4 Months For Killing Kitten?

From the Wisconsin Rapids Tribune:  A judge sentenced a 26-year-old Nekoosa man to four months in Wood County Jail for mistreatment of an animal causing death as a repeat offender Tuesday morning.
Wood County Circuit Judge Todd Wolf sentenced Brian O. Sentkowski to three years probation after he killed his sister’s 2-month-old kitten while intoxicated in November. Conditions of his probation include a four-month term in Wood County Jail, absolute sobriety, a $100 fine plus costs and an alcohol assessment. If he violates his probation, he will serve 18 months in prison with two years of extended supervision.
Sentkowski is also not allowed to keep any pets as part of his probation.
“There is no reason why you should be able to have a pet when you’re denying other people the right to have one,” Wolf said.
According to the criminal complaint, on Nov. 27, a Wood County deputy responded to a report at a Saratoga home belonging to Sentkowski's sister. His sister said she came home to find her orange and white kitten missing and a large blood stain on the carpet in the living room. The woman told the deputy she thought her brother hurt the kitten....
At the sentencing, Wood County Assistant District Attorney Elizabeth Constable recommended 13 months in prison for Sentkowski with two years extended supervision.
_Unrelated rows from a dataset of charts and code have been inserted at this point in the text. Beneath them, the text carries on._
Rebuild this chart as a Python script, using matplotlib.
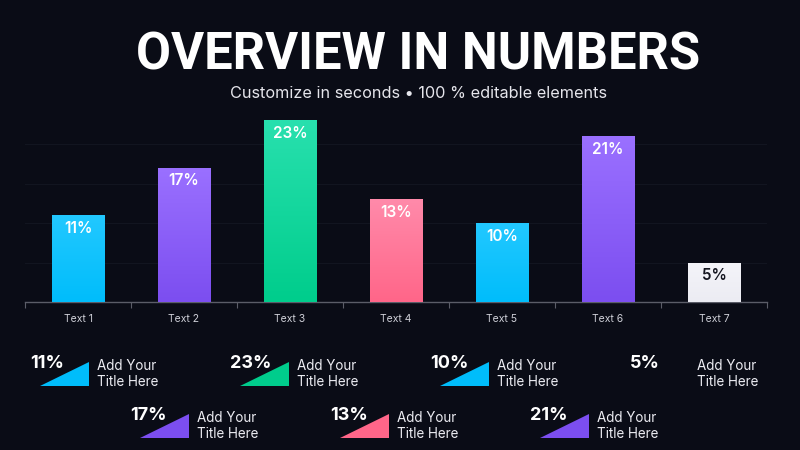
import numpy as np
import matplotlib
matplotlib.use("Agg")
import matplotlib.pyplot as plt
from matplotlib.patches import Polygon
from matplotlib.colors import LinearSegmentedColormap

# 数据
categories = ["Text 1", "Text 2", "Text 3", "Text 4", "Text 5", "Text 6", "Text 7"]
values = [11, 17, 23, 13, 10, 21, 5]
labels = ["11%", "17%", "23%", "13%", "10%", "21%", "5%"]
item_titles = ["Add Your\nTitle Here"] * 7

# 颜色 (上, 下)
grads = [("#22c8ff", "#00bdfb"), ("#9a70ff", "#7c4ef0"), ("#28e0ae", "#00cd8c"),
         ("#ff8aaa", "#ff6689"), ("#22c8ff", "#00bdfb"), ("#9a70ff", "#7c4ef0"),
         ("#f4f4f9", "#ececf3")]
bg = "#0a0c16"

plt.rcParams["font.family"] = ["Inter", "DejaVu Sans"]

fig = plt.figure(figsize=(8, 4.5), dpi=100, facecolor=bg)
ax = fig.add_axes([25 / 800, 1 - 302 / 450, 742 / 800, 197.5 / 450])
ax.set_facecolor(bg)

x = np.arange(len(categories))
bars = ax.bar(x, values, width=0.5, color=[g[1] for g in grads], zorder=2)

# 渐变填充
for b, (top, bot) in zip(bars, grads):
    cmap = LinearSegmentedColormap.from_list("g", [bot, top])
    grad = np.linspace(0, 1, 100).reshape(-1, 1)
    bx, bw, bh = b.get_x(), b.get_width(), b.get_height()
    im = ax.imshow(grad, cmap=cmap, origin="lower", aspect="auto",
                   extent=(bx, bx + bw, 0, bh), zorder=3)
    im.set_clip_path(b)

for i, (v, lab) in enumerate(zip(values, labels)):
    col = "#14151f" if i == 6 else "white"
    ax.annotate(lab, (x[i], v), xytext=(0, -4), textcoords="offset points",
                ha="center", va="top", color=col, fontsize=11, fontweight="semibold", zorder=4)

ax.set_xlim(-0.5, 6.5)
ax.set_ylim(0, 25)
for yv in [5, 10, 15, 20]:
    ax.axhline(yv, color="#121520", lw=0.8, zorder=1)

for s in ["top", "right", "left"]:
    ax.spines[s].set_visible(False)
ax.spines["bottom"].set_color("#5b5d68")
ax.spines["bottom"].set_linewidth(1)
ax.set_yticks([])
ax.set_xticks(np.arange(-0.5, 7, 1))
ax.set_xticklabels([])
ax.tick_params(axis="x", which="major", direction="out", length=4, color="#5b5d68")
ax.set_xticks(x, minor=True)
ax.set_xticklabels(categories, minor=True)
ax.tick_params(axis="x", which="minor", length=0, pad=9, labelsize=7.5, labelcolor="#cfd0d8")

# 标题
fig.text(418 / 800, 1 - 55 / 450, "OVERVIEW IN NUMBERS", ha="center", va="center",
         color="white", fontsize=36.5, fontweight="bold", family=["Roboto", "DejaVu Sans"])
fig.text(418 / 800, 1 - 93 / 450, "Customize in seconds \u2022 100 % editable elements",
         ha="center", va="center", color="#e6e6ec", fontsize=11.7)

# 底部图例
for i, (lab, t) in enumerate(zip(labels, item_titles)):
    x0 = 30 + 100 * i
    y0 = 363 if i % 2 == 0 else 415
    fig.text(x0 / 800, 1 - y0 / 450, lab, ha="left", va="center", color="white",
             fontsize=13, fontweight="bold")
    if i != 6:
        tri = [((x0 + 10) / 800, 1 - (y0 + 23) / 450),
               ((x0 + 59) / 800, 1 - (y0 + 23) / 450),
               ((x0 + 59) / 800, 1 - (y0 - 1) / 450)]
        fig.patches.append(Polygon(tri, closed=True, transform=fig.transFigure,
                                   facecolor=grads[i][1], edgecolor="none"))
    fig.text((x0 + 67) / 800, 1 - (y0 + 11) / 450, t, ha="left", va="center",
             color="#ececf2", fontsize=9.7, linespacing=1.25)

fig.savefig("out.png", dpi=100, facecolor=bg)
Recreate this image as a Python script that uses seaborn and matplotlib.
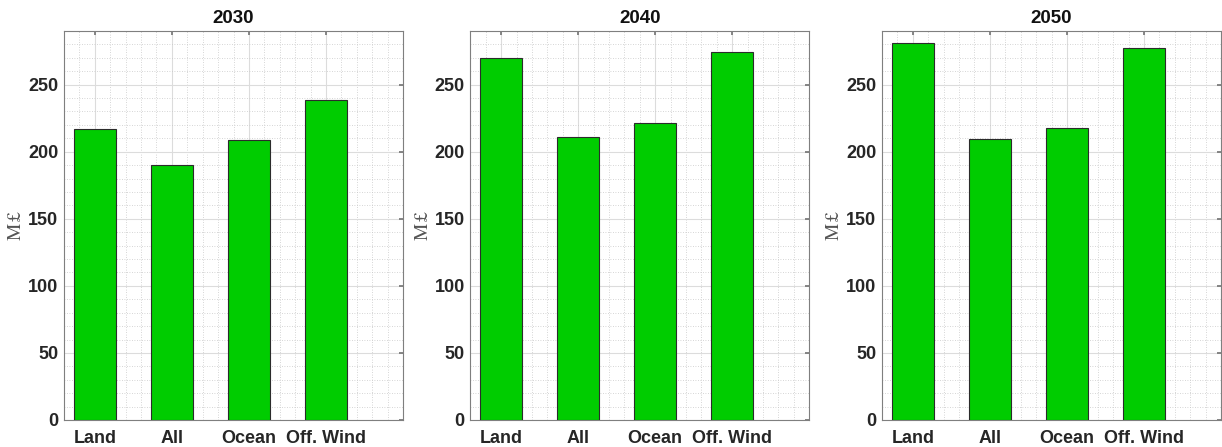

She chose this sentence because of the crime’s gravity, the impact it had on the victim and the need for public safety.
I know the animal rights people would like the death penalty for this guy.
But considering how much harm people have done against other human beings and have gotten lighter sentences, this jail sentence seems a bit harsh.
Many people have gotten less jail time for murder, assault, armed robbery, burglary, child abuse/neglect, rape etc..
Yes, the guy should be punished but 4 months in jail?
Of course, here is the quote from his defense attorney that will make the attorney look like a damn fool:
Sentkowski’s defense attorney, Gregory Jerabek, recommended probation with jail time for Sentkowski, emphasizing the defendant’s honesty, cooperation and remorse during the proceedings. Jerabek also noted that alcohol played a large role in Sentkowski’s previous actions and said the defendant “can still have a bright future if he gets rid of the alcohol problem.”
“When he is not drinking, he is a great person — the type of person you want in the community,” Jerabek said.
Umm, Attorney Jerabek, if he is such a great asset to the community, then you have him live with you or next door to your nice house.